[begin DATA EXCERPT]

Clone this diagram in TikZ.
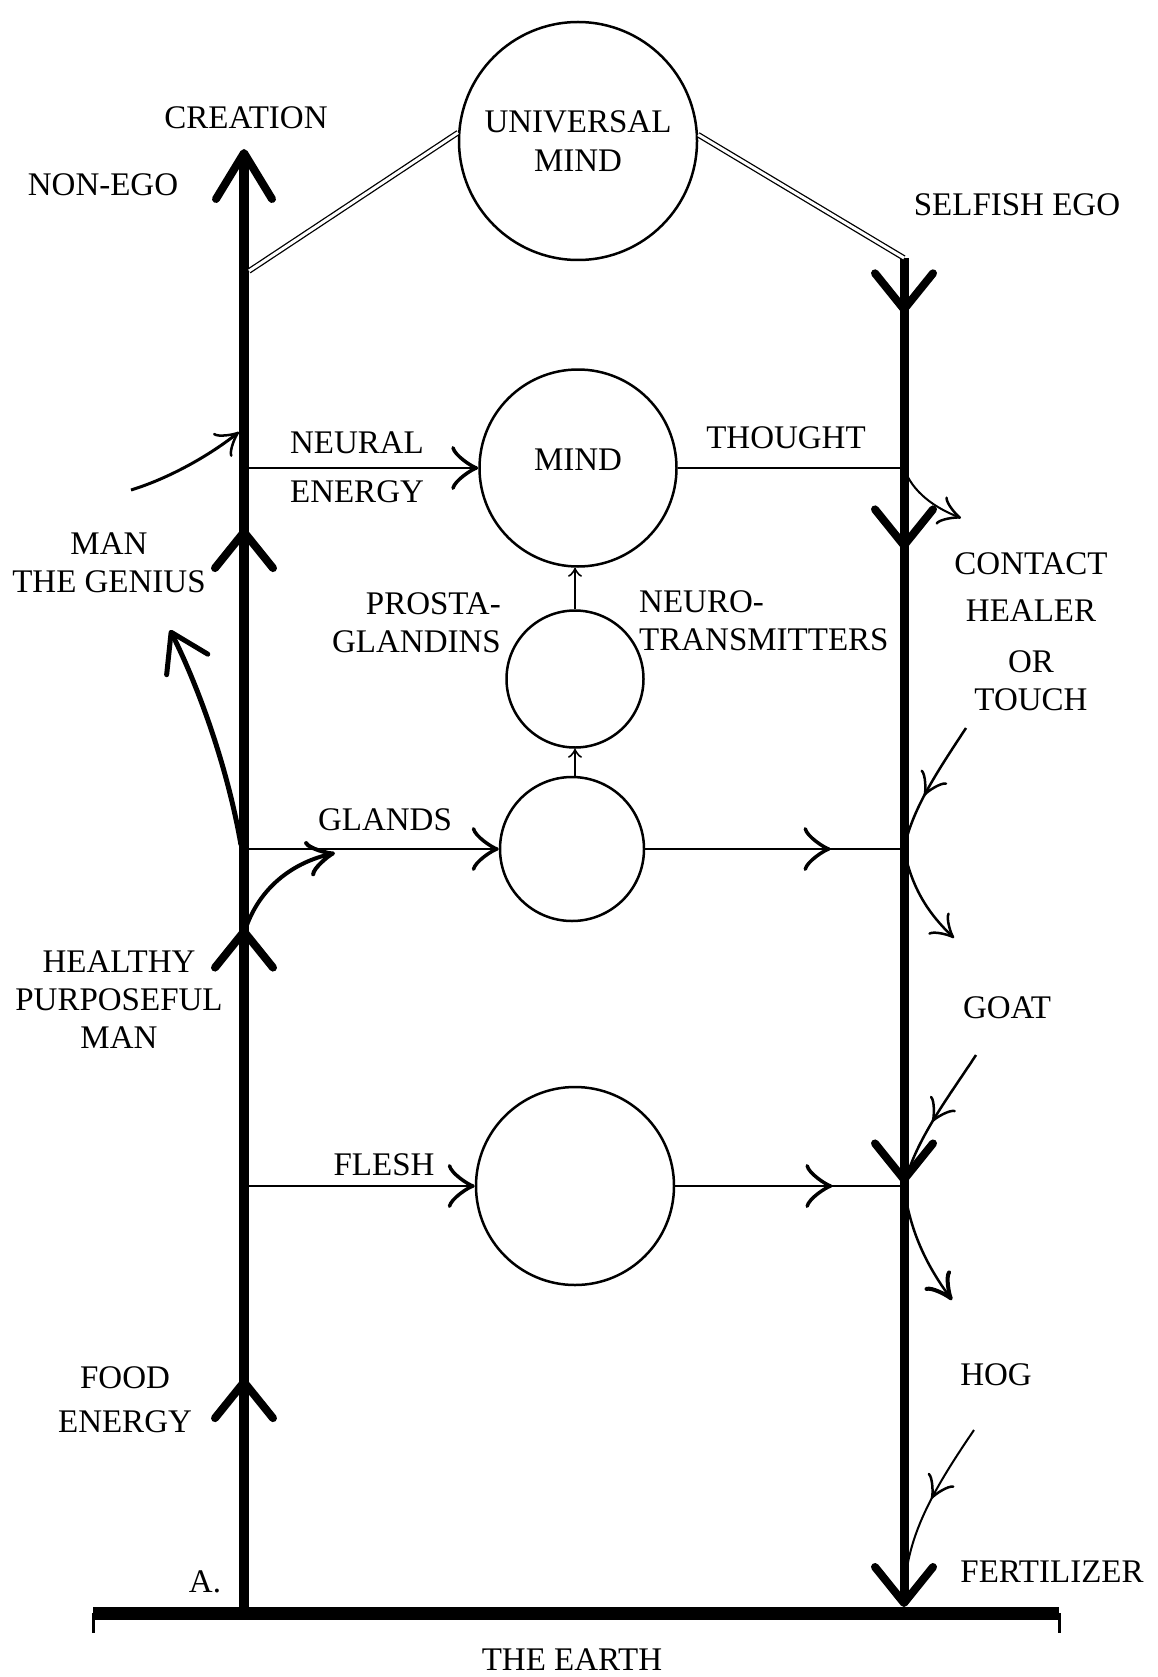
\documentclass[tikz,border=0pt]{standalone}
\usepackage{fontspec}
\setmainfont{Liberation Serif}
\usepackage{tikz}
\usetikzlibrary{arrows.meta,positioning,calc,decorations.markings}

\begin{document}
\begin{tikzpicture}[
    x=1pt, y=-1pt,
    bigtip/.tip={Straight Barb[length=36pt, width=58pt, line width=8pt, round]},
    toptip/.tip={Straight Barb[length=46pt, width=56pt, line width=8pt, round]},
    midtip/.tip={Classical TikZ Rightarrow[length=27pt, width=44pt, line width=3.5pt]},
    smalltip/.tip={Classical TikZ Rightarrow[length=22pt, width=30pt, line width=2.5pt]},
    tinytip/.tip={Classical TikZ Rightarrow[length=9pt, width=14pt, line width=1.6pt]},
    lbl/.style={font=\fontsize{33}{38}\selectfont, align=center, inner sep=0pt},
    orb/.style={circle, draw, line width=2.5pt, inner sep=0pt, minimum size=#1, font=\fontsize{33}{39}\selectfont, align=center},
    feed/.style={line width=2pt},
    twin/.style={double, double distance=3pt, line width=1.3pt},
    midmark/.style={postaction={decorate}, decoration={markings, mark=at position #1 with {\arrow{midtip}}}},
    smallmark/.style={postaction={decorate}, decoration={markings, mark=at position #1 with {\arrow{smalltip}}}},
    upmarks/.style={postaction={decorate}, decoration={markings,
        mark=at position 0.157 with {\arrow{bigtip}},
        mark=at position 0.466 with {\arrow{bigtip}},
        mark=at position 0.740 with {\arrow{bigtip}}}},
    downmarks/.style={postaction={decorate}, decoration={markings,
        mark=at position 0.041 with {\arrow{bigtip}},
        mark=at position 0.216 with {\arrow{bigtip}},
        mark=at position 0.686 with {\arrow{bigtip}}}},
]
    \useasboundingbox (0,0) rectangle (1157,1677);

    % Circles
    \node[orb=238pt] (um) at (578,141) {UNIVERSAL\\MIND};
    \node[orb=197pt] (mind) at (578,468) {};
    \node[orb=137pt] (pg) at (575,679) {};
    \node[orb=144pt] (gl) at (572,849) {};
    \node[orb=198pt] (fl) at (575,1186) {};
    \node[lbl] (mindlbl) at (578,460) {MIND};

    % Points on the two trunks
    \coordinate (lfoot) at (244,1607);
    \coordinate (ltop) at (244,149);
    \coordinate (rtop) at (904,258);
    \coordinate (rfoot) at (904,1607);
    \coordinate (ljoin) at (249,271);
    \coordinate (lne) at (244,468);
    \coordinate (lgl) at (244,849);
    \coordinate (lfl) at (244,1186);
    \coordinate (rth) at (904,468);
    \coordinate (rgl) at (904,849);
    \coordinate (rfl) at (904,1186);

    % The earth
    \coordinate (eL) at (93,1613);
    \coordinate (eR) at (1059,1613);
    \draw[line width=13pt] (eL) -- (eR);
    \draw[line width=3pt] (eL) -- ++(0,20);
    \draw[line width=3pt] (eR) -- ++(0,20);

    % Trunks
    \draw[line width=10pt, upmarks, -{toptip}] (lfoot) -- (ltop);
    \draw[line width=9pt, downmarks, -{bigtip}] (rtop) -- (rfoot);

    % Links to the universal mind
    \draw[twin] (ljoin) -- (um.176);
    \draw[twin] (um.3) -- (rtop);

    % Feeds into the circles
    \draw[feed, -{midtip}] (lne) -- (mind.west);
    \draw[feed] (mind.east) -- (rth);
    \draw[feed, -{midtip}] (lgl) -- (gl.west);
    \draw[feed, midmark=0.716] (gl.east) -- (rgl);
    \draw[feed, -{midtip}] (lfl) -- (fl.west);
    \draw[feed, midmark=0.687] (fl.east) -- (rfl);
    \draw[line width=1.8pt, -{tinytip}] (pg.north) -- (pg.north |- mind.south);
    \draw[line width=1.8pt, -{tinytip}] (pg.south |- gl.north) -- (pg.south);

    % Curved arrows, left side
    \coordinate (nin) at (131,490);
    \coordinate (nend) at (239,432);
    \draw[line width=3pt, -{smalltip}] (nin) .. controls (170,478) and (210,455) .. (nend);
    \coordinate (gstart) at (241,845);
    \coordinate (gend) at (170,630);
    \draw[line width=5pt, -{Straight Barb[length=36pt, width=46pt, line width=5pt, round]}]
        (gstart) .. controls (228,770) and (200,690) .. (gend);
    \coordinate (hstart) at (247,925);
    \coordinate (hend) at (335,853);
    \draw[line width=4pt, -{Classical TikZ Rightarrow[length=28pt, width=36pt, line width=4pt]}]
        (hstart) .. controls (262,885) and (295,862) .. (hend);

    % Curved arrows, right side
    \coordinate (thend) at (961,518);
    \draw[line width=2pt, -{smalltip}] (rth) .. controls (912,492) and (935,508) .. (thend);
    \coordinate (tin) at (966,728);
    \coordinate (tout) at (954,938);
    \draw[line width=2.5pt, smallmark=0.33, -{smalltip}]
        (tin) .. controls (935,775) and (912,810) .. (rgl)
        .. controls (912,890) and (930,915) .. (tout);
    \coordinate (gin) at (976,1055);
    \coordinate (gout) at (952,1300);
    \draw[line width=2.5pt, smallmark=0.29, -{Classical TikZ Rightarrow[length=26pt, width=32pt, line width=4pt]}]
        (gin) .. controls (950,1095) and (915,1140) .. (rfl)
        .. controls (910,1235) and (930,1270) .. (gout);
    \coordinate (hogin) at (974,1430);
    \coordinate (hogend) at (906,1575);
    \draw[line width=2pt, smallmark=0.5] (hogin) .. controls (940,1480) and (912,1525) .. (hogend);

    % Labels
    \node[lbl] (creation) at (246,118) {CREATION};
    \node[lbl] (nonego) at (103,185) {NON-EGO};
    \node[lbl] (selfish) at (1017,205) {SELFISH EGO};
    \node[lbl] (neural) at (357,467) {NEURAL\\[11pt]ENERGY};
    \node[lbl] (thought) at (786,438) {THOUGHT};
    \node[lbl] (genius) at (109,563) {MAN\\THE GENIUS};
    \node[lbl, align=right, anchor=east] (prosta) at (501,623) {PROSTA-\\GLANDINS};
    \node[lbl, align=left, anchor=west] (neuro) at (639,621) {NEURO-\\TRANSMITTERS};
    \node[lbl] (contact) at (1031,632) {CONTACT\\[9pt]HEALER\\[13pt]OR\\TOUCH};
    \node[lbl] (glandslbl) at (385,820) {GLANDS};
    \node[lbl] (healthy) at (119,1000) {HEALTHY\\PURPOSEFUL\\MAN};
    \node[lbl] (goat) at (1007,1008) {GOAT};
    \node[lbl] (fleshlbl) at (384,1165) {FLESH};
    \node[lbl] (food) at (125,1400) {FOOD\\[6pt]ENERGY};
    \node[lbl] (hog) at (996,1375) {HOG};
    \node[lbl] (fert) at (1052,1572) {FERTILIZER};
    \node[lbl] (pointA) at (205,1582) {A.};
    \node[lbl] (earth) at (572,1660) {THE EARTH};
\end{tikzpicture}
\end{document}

[end DATA EXCERPT]

Print the full listing exactly, dropping the pictures.

Clone this diagram in TikZ.
\documentclass[tikz,border=0pt]{standalone}
\usepackage{fontspec}
\setmainfont{Liberation Serif}
\usepackage{tikz}
\usetikzlibrary{arrows.meta,positioning,calc,decorations.markings}

\begin{document}
\begin{tikzpicture}[
    x=1pt, y=-1pt,
    bigtip/.tip={Straight Barb[length=36pt, width=58pt, line width=8pt, round]},
    toptip/.tip={Straight Barb[length=46pt, width=56pt, line width=8pt, round]},
    midtip/.tip={Classical TikZ Rightarrow[length=27pt, width=44pt, line width=3.5pt]},
    smalltip/.tip={Classical TikZ Rightarrow[length=22pt, width=30pt, line width=2.5pt]},
    tinytip/.tip={Classical TikZ Rightarrow[length=9pt, width=14pt, line width=1.6pt]},
    lbl/.style={font=\fontsize{33}{38}\selectfont, align=center, inner sep=0pt},
    orb/.style={circle, draw, line width=2.5pt, inner sep=0pt, minimum size=#1, font=\fontsize{33}{39}\selectfont, align=center},
    feed/.style={line width=2pt},
    twin/.style={double, double distance=3pt, line width=1.3pt},
    midmark/.style={postaction={decorate}, decoration={markings, mark=at position #1 with {\arrow{midtip}}}},
    smallmark/.style={postaction={decorate}, decoration={markings, mark=at position #1 with {\arrow{smalltip}}}},
    upmarks/.style={postaction={decorate}, decoration={markings,
        mark=at position 0.157 with {\arrow{bigtip}},
        mark=at position 0.466 with {\arrow{bigtip}},
        mark=at position 0.740 with {\arrow{bigtip}}}},
    downmarks/.style={postaction={decorate}, decoration={markings,
        mark=at position 0.041 with {\arrow{bigtip}},
        mark=at position 0.216 with {\arrow{bigtip}},
        mark=at position 0.686 with {\arrow{bigtip}}}},
]
    \useasboundingbox (0,0) rectangle (1157,1677);

    % Circles
    \node[orb=238pt] (um) at (578,141) {UNIVERSAL\\MIND};
    \node[orb=197pt] (mind) at (578,468) {};
    \node[orb=137pt] (pg) at (575,679) {};
    \node[orb=144pt] (gl) at (572,849) {};
    \node[orb=198pt] (fl) at (575,1186) {};
    \node[lbl] (mindlbl) at (578,460) {MIND};

    % Points on the two trunks
    \coordinate (lfoot) at (244,1607);
    \coordinate (ltop) at (244,149);
    \coordinate (rtop) at (904,258);
    \coordinate (rfoot) at (904,1607);
    \coordinate (ljoin) at (249,271);
    \coordinate (lne) at (244,468);
    \coordinate (lgl) at (244,849);
    \coordinate (lfl) at (244,1186);
    \coordinate (rth) at (904,468);
    \coordinate (rgl) at (904,849);
    \coordinate (rfl) at (904,1186);

    % The earth
    \coordinate (eL) at (93,1613);
    \coordinate (eR) at (1059,1613);
    \draw[line width=13pt] (eL) -- (eR);
    \draw[line width=3pt] (eL) -- ++(0,20);
    \draw[line width=3pt] (eR) -- ++(0,20);

    % Trunks
    \draw[line width=10pt, upmarks, -{toptip}] (lfoot) -- (ltop);
    \draw[line width=9pt, downmarks, -{bigtip}] (rtop) -- (rfoot);

    % Links to the universal mind
    \draw[twin] (ljoin) -- (um.176);
    \draw[twin] (um.3) -- (rtop);

    % Feeds into the circles
    \draw[feed, -{midtip}] (lne) -- (mind.west);
    \draw[feed] (mind.east) -- (rth);
    \draw[feed, -{midtip}] (lgl) -- (gl.west);
    \draw[feed, midmark=0.716] (gl.east) -- (rgl);
    \draw[feed, -{midtip}] (lfl) -- (fl.west);
    \draw[feed, midmark=0.687] (fl.east) -- (rfl);
    \draw[line width=1.8pt, -{tinytip}] (pg.north) -- (pg.north |- mind.south);
    \draw[line width=1.8pt, -{tinytip}] (pg.south |- gl.north) -- (pg.south);

    % Curved arrows, left side
    \coordinate (nin) at (131,490);
    \coordinate (nend) at (239,432);
    \draw[line width=3pt, -{smalltip}] (nin) .. controls (170,478) and (210,455) .. (nend);
    \coordinate (gstart) at (241,845);
    \coordinate (gend) at (170,630);
    \draw[line width=5pt, -{Straight Barb[length=36pt, width=46pt, line width=5pt, round]}]
        (gstart) .. controls (228,770) and (200,690) .. (gend);
    \coordinate (hstart) at (247,925);
    \coordinate (hend) at (335,853);
    \draw[line width=4pt, -{Classical TikZ Rightarrow[length=28pt, width=36pt, line width=4pt]}]
        (hstart) .. controls (262,885) and (295,862) .. (hend);

    % Curved arrows, right side
    \coordinate (thend) at (961,518);
    \draw[line width=2pt, -{smalltip}] (rth) .. controls (912,492) and (935,508) .. (thend);
    \coordinate (tin) at (966,728);
    \coordinate (tout) at (954,938);
    \draw[line width=2.5pt, smallmark=0.33, -{smalltip}]
        (tin) .. controls (935,775) and (912,810) .. (rgl)
        .. controls (912,890) and (930,915) .. (tout);
    \coordinate (gin) at (976,1055);
    \coordinate (gout) at (952,1300);
    \draw[line width=2.5pt, smallmark=0.29, -{Classical TikZ Rightarrow[length=26pt, width=32pt, line width=4pt]}]
        (gin) .. controls (950,1095) and (915,1140) .. (rfl)
        .. controls (910,1235) and (930,1270) .. (gout);
    \coordinate (hogin) at (974,1430);
    \coordinate (hogend) at (906,1575);
    \draw[line width=2pt, smallmark=0.5] (hogin) .. controls (940,1480) and (912,1525) .. (hogend);

    % Labels
    \node[lbl] (creation) at (246,118) {CREATION};
    \node[lbl] (nonego) at (103,185) {NON-EGO};
    \node[lbl] (selfish) at (1017,205) {SELFISH EGO};
    \node[lbl] (neural) at (357,467) {NEURAL\\[11pt]ENERGY};
    \node[lbl] (thought) at (786,438) {THOUGHT};
    \node[lbl] (genius) at (109,563) {MAN\\THE GENIUS};
    \node[lbl, align=right, anchor=east] (prosta) at (501,623) {PROSTA-\\GLANDINS};
    \node[lbl, align=left, anchor=west] (neuro) at (639,621) {NEURO-\\TRANSMITTERS};
    \node[lbl] (contact) at (1031,632) {CONTACT\\[9pt]HEALER\\[13pt]OR\\TOUCH};
    \node[lbl] (glandslbl) at (385,820) {GLANDS};
    \node[lbl] (healthy) at (119,1000) {HEALTHY\\PURPOSEFUL\\MAN};
    \node[lbl] (goat) at (1007,1008) {GOAT};
    \node[lbl] (fleshlbl) at (384,1165) {FLESH};
    \node[lbl] (food) at (125,1400) {FOOD\\[6pt]ENERGY};
    \node[lbl] (hog) at (996,1375) {HOG};
    \node[lbl] (fert) at (1052,1572) {FERTILIZER};
    \node[lbl] (pointA) at (205,1582) {A.};
    \node[lbl] (earth) at (572,1660) {THE EARTH};
\end{tikzpicture}
\end{document}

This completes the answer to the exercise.